§ What is being asked
Retype only what runs from the first line of the listing to the line holding "(0,0) rectangle (630,378);", both included. Do not retype the pictures.

--- START Data segment ---

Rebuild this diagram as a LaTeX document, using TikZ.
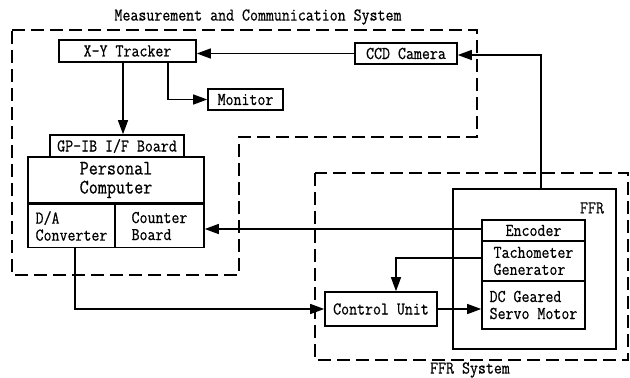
\documentclass[tikz,border=0pt]{standalone}
\usepackage{fontspec}
\newfontfamily\diagfont{Latin Modern Mono}[FakeStretch=0.86,FakeBold=0.6]
\usetikzlibrary{arrows.meta}
\begin{document}
\begin{tikzpicture}[x=1pt,y=-1pt,
  txt/.style={font=\diagfont\fontsize{18}{17}\selectfont, inner sep=0pt},
  box/.style={txt, draw, line width=1.6pt, fill=white},
  bigbox/.style={box, font=\diagfont\fontsize{20.5}{19}\selectfont},
  lbox/.style={box, align=left},
  wire/.style={line width=1.4pt, -{Triangle[length=14pt,width=10pt]}},
  bound/.style={line width=1.4pt, dash pattern=on 13pt off 6pt}]
\useasboundingbox (0,0) rectangle (630,378);

% system boundaries
\draw[bound] (12,30) -- (477,30) -- (477,137) -- (239,137) -- (239,275) -- (12,275) -- cycle;
\draw[bound] (315,173) rectangle (628,360);
\node[txt] (mtitle) at (258,17) {Measurement and Communication System};
\node[txt] (ftitle) at (470,370) {FFR System};

% measurement and communication blocks
\node[box, minimum width=137pt, minimum height=22pt] (xy) at (127.5,51) {X-Y Tracker};
\node[box, minimum width=102pt, minimum height=21pt] (ccd) at (406,53.5) {CCD Camera};
\node[box, minimum width=75pt, minimum height=21pt] (mon) at (245.5,99.5) {Monitor};
\node[box, minimum width=134pt, minimum height=22pt] (gpib) at (117,146) {GP-IB I/F Board};
\node[bigbox, align=center, minimum width=176pt, minimum height=46pt] (pc) at (116,180) {Personal\\Computer};
\node[lbox, minimum width=87pt, minimum height=43pt] (da) at (71.5,226) {D/A\\Converter};
\node[lbox, minimum width=89pt, minimum height=43pt] (cb) at (159.5,226) {Counter\\Board};

% FFR blocks
\node[draw, line width=1.6pt, minimum width=163pt, minimum height=160pt] (ffr) at (534.5,269) {};
\node[txt] (ffrlab) at (592,208) {FFR};
\node[box, minimum width=103pt, minimum height=21pt] (enc) at (533.5,230.5) {Encoder};
\node[lbox, minimum width=103pt, minimum height=40pt] (tach) at (533.5,261) {Tachometer\\Generator};
\node[lbox, minimum width=103pt, minimum height=48pt] (dc) at (533.5,305) {DC Geared\\Servo Motor};
\node[box, minimum width=112pt, minimum height=34pt] (cu) at (381,309) {Control Unit};

% connectors
\coordinate (ffrtap) at ([xshift=6.5pt]ffr.north);
\draw[wire] (ffrtap) |- ([yshift=-1.5pt]ccd.east);
\draw[wire] (ccd.west) -- (xy.east |- ccd.west);
\draw[wire] ([xshift=-4.5pt]xy.south) -- ([xshift=-4.5pt]xy.south |- gpib.north);
\draw[wire] ([xshift=40.5pt]xy.south) |- (mon.west);
\draw[wire] ([yshift=1.5pt]enc.west) -- ([yshift=1.5pt]enc.west -| cb.east);
\draw[wire] ([yshift=3pt]tach.west) -| ([xshift=15pt]cu.north);
\draw[wire] (cu.east) -- (cu.east -| dc.west);
\draw[wire] ([xshift=3.5pt]da.south) |- (cu.west);
\end{tikzpicture}
\end{document}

--- END Data segment ---

§ Answer for the task
Rebuild this diagram as a LaTeX document, using TikZ.
\documentclass[tikz,border=0pt]{standalone}
\usepackage{fontspec}
\newfontfamily\diagfont{Latin Modern Mono}[FakeStretch=0.86,FakeBold=0.6]
\usetikzlibrary{arrows.meta}
\begin{document}
\begin{tikzpicture}[x=1pt,y=-1pt,
  txt/.style={font=\diagfont\fontsize{18}{17}\selectfont, inner sep=0pt},
  box/.style={txt, draw, line width=1.6pt, fill=white},
  bigbox/.style={box, font=\diagfont\fontsize{20.5}{19}\selectfont},
  lbox/.style={box, align=left},
  wire/.style={line width=1.4pt, -{Triangle[length=14pt,width=10pt]}},
  bound/.style={line width=1.4pt, dash pattern=on 13pt off 6pt}]
\useasboundingbox (0,0) rectangle (630,378);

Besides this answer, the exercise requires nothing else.